28 de noviembre de 2015

No nos enseñaron...

... que hay vidas de primera y de segunda, que todo eso de que somos iguales es algo por lo que demasiado pocos luchan y que al resto les da igual. Nos insensibilizaron y cegaron ante las muertes de aquellos que, según ellos, eran diferentes a nosotros, cuyas guerras no nos ocupaban y no eran más que el fruto de problemas que nada tenían que ver con nosotros. Así justificaron la inhumanidad de cerrar con vallas las fronteras y nos hicieron sentir orgullosos y tranquilos. Gracias a ellos, ahora, estamos a salvo.

... que existe una diferencia abismal entre caridad y solidaridad. Así, hay quien se vanagloria de ayudar, se llena de orgullo y tranquilidad realizando acciones y donaciones a aquellos que ‘lo necesitan’, incapaz de ver que la caridad, en sí misma, mantiene la desigualdad estructural al ejercerse verticalmente, de arriba abajo, del ‘afortunado’ que puede ofrecer al ‘desdichado’ que necesita ayuda. La solidaridad, sin embargo, busca erradicar desigualdades, luchando contra el sistema que las produce, buscando la desaparición de jerarquías o estamentos, con el fin de unificar e igualar posiciones. Pero seguimos pensando que el acto caritativo vale lo mismo que el solidario.

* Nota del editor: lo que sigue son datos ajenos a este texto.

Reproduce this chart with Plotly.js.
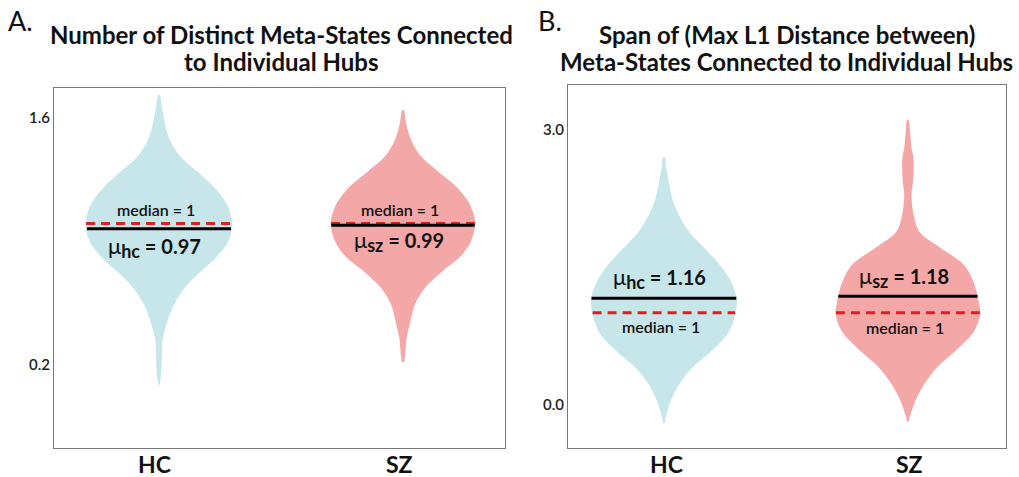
<!DOCTYPE html>
<html><head><meta charset="utf-8">
<script src="https://cdn.plot.ly/plotly-3.0.1.min.js"></script>
<style>html,body{margin:0;padding:0;background:#fff}</style>
</head><body><div id="chart" style="width:1019px;height:477px"></div>
<script>
// ---------- data ----------
const groups = ['HC', 'SZ'];
const panelTitleLines = [['Number of Distinct Meta-States Connected', 'to Individual Hubs'],
                         ['Span of (Max L1 Distance between)', 'Meta-States Connected to Individual Hubs']];
const panelLetters = ['A.', 'B.'];

// Panel A: violin profiles (value, relative density)
const aHcVal  = [0.085,0.153,0.243,0.340,0.436,0.527,0.623,0.719,0.810,0.906,1.003,1.094,1.190,1.286,1.377,1.473,1.570,1.660,1.728];
const aHcDens = [0.01,0.03,0.04,0.05,0.11,0.19,0.33,0.55,0.79,0.96,1.00,0.95,0.79,0.55,0.30,0.15,0.08,0.04,0.01];
const aSzVal  = [0.215,0.255,0.351,0.442,0.538,0.634,0.725,0.822,0.918,1.009,1.105,1.201,1.292,1.388,1.484,1.575,1.643];
const aSzDens = [0.02,0.03,0.05,0.10,0.16,0.30,0.53,0.81,0.95,0.99,0.92,0.75,0.49,0.23,0.10,0.04,0.01];
const aMean   = [0.97, 0.99];
const aMedian = [1, 1];
const aTicks  = [0.2, 1.6];

// Panel B: violin profiles
const bHcVal  = [-0.202,-0.093,0.049,0.235,0.409,0.594,0.780,0.955,1.140,1.325,1.500,1.686,1.871,2.046,2.231,2.417,2.591,2.700];
const bHcDens = [0.01,0.04,0.10,0.22,0.40,0.67,0.88,0.97,1.00,0.93,0.79,0.58,0.36,0.22,0.12,0.07,0.03,0.01];
const bSzVal  = [-0.185,-0.098,0.055,0.229,0.415,0.606,0.791,0.976,1.162,1.336,1.522,1.707,1.882,2.067,2.285,2.427,2.612,2.722,2.798,2.973,3.104];
const bSzDens = [0.01,0.04,0.11,0.23,0.41,0.68,0.90,0.99,0.96,0.90,0.77,0.45,0.16,0.08,0.05,0.07,0.08,0.07,0.05,0.03,0.01];
const bMean   = [1.16, 1.18];
const bMedian = [1, 1];
const bTicks  = [0.0, 3.0];

// ---------- styling ----------
const FONT = 'Lato, "Open Sans", sans-serif';
const fillColors = ['#c6e6ea', '#f4a7a7'];
const HALF = 0.299;  // half width (x units) for relative density 1

function interp(vals, dens, v) {
  for (let i = 0; i < vals.length - 1; i++) {
    if (v >= vals[i] && v <= vals[i+1]) {
      const t = (v - vals[i]) / (vals[i+1] - vals[i]);
      return dens[i] + t * (dens[i+1] - dens[i]);
    }
  }
  return 0;
}

const traces = [];
const annotations = [];

function addPanel(profiles, means, medians, xa, ya, meanShift, medShift, labelShift) {
  profiles.forEach((p, gi) => {
    const c = gi;
    const xs = [], ys = [];
    p.val.forEach((v, i) => { xs.push(c + p.dens[i] * HALF); ys.push(v); });
    for (let i = p.val.length - 1; i >= 0; i--) { xs.push(c - p.dens[i] * HALF); ys.push(p.val[i]); }
    traces.push({type: 'scatter', mode: 'lines', x: xs, y: ys, xaxis: xa, yaxis: ya,
      fill: 'toself', fillcolor: fillColors[gi], line: {width: 0, shape: 'spline', smoothing: 0.9, color: fillColors[gi]},
      hoverinfo: 'skip', showlegend: false});
    const hwMean = interp(p.val, p.dens, means[gi]) * HALF;
    const hwMed = interp(p.val, p.dens, medians[gi]) * HALF;
    traces.push({type: 'scatter', mode: 'lines', x: [c - hwMed, c + hwMed], y: [medians[gi], medians[gi]],
      xaxis: xa, yaxis: ya, line: {color: 'rgb(222,32,32)', width: 3, dash: '9px,6px'}, showlegend: false, hoverinfo: 'skip'});
    traces.push({type: 'scatter', mode: 'lines', x: [c - hwMean, c + hwMean], y: [means[gi], means[gi]],
      xaxis: xa, yaxis: ya, line: {color: '#000', width: 3}, showlegend: false, hoverinfo: 'skip'});
    const sub = groups[gi].toLowerCase();
    annotations.push({xref: xa, yref: ya, x: c, y: medians[gi], xshift: -3, yshift: medShift[gi],
      text: 'median = ' + medians[gi], showarrow: false, yanchor: 'middle',
      font: {family: FONT, size: 16, color: '#111', weight: 600}});
    annotations.push({xref: xa, yref: ya, x: c, y: means[gi], xshift: -4, yshift: meanShift[gi],
      text: '<span style="font-size:22px">μ</span><sub><span style="font-size:18px"><b>' + sub + '</b></span></sub><b> = ' + means[gi].toFixed(2) + '</b>',
      showarrow: false, yanchor: 'middle',
      font: {family: FONT, size: 20, color: '#111'}});
    // category label under the axis
    annotations.push({xref: xa, yref: 'paper', x: c, y: 1 - 464/477, xshift: labelShift[gi], yanchor: 'middle',
      text: '<b>' + groups[gi] + '</b>', showarrow: false, font: {family: FONT, size: 23, color: '#111'}});
  });
}

addPanel([{val: aHcVal, dens: aHcDens}, {val: aSzVal, dens: aSzDens}], aMean, aMedian, 'x', 'y', [-18, -16], [13.5, 13.5], [-4, -3]);
addPanel([{val: bHcVal, dens: bHcDens}, {val: bSzVal, dens: bSzDens}], bMean, bMedian, 'x2', 'y2', [20, 19], [-14, -15], [3, 2]);

// titles (two lines each)
const titleX = [0.2758, 0.7723];
const lineY = [34, 61];
panelTitleLines.forEach((lines, i) => {
  lines.forEach((t, j) => {
    annotations.push({xref: 'paper', yref: 'paper', x: titleX[i], y: 1 - lineY[j]/477, xanchor: 'center', yanchor: 'middle',
      text: '<b>' + t + '</b>', showarrow: false, font: {family: FONT, size: 24, color: '#111'}});
  });
});
const letterX = [6/1019, 536/1019];
panelLetters.forEach((t, i) => {
  annotations.push({xref: 'paper', yref: 'paper', x: letterX[i], y: 1 - 21/477, xanchor: 'left', yanchor: 'middle',
    text: t, showarrow: false, font: {family: FONT, size: 27, color: '#111'}});
});

const xaxisBase = {tickvals: [0, 1], showticklabels: false, showgrid: false, zeroline: false, showline: true, mirror: true,
  linecolor: '#777', linewidth: 1, ticks: '', fixedrange: true};
const yaxisBase = {showgrid: false, zeroline: false, showline: true, mirror: true, linecolor: '#777', linewidth: 1,
  ticks: '', tickfont: {family: FONT, size: 15, color: '#222', weight: 600}, fixedrange: true};

const layout = {
  width: 1019, height: 477, margin: {l: 0, r: 0, t: 0, b: 0}, paper_bgcolor: '#fff', plot_bgcolor: '#fff',
  showlegend: false,
  xaxis: Object.assign({}, xaxisBase, {domain: [54/1019, 505/1019], range: [-0.430, 1.418], anchor: 'y'}),
  yaxis: Object.assign({}, yaxisBase, {domain: [29/477, 389/477], range: [-0.273, 1.768], tickvals: aTicks, ticktext: aTicks.map(v => v.toFixed(1)), anchor: 'x'}),
  xaxis2: Object.assign({}, xaxisBase, {domain: [568/1019, 1006/1019], range: [-0.393, 1.402], anchor: 'y2'}),
  yaxis2: Object.assign({}, yaxisBase, {domain: [29/477, 392/477], range: [-0.4745, 3.485], tickvals: bTicks, ticktext: bTicks.map(v => v.toFixed(1)), anchor: 'x2'}),
  annotations: annotations
};

Plotly.newPlot('chart', traces, layout, {displayModeBar: false, staticPlot: true});
</script></body></html>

... que toda opinión no es en sí misma válida ni merecedora de respeto, que se necesitan argumentos, razones, que es necesario discutir, repensar, escuchar (que no oír), y estar dispuestos a aprender, crecer, cambiar. Nos hicieron acomodarnos en la falsa ilusión de que cualquier opinión vale lo mismo, en Occidente, claro, pues bien sabemos que algunas de las que encontramos fueran son barbarie, y no son justificables bajo ninguna óptica. También nos vendaron los ojos (y quizá el corazón), por supuesto, para no poder ver este doble juego a la hora de enjuiciar y juzgar al otro. Ahora somos incapaces de avanzar, nos faltan razones; bueno, nos sobran, pero pensamos que todas valen lo mismo.

... que también nosotros somos el resultados de nuestra educación y valores, de nuestras experiencias y decisiones, que pensamos como lo hacemos y sentimos de esta torpe manera como resultado de nuestra historia. Nos convencieron de ser autónomos, diferentes, únicos, librepensadores, de ser el fruto de esa codiciada patria europea. Nos acomodamos tanto en nuestra pecera, que ahora no podemos percatarnos de que estamos dentro, que cuando intentamos salir chocamos contra sus cristales y somos incapaces de ver y experimentar todo lo que hay fuera.

... que la libertad de expresión no vale nada si no se es libre de pensamiento. Pero nos hicieron creer que éramos libres de pensar lo que quisiésemos, que no era nuestra culpa si teníamos ideas inhumanas o tremendamente egoístas y descorazonadoras respecto a la vida y existencia de los demás (realmente, nadie las considera como tales), y por eso podíamos decir lo que quisiésemos y escudarnos, ampararnos, como de pequeños ante la presencia de nuestros padres, para decir lo primero que se nos viniese a la cabeza. De nada sirve si no podemos pensar y repensar (y pensar de nuevo si hiciese falta) de un modo verdaderamente libre de cadenas y constricciones; pero eso, siento decirles, nos costaría demasiado dentro de esta comodidad a la que nos han acostumbrado.


... a decir adiós. Fuimos educados en el arte del saludo, de la reverencia, del entrar en vidas ajenas a toda velocidad, haciendo olvidar pasados sufridos, creando futuros inciertos pero deseables, removiendo hasta lo más profundo de aquellos a los que vamos conociendo y dejar una huella, más o menos perenne, sobre sus historias. Sin embargo, nadie nos dijo que quizá, en algún indeseado momento, tocase salir, desvanecerse, desaparecer sin hacer ruido y, sobre todo, sin hacer daño innecesario.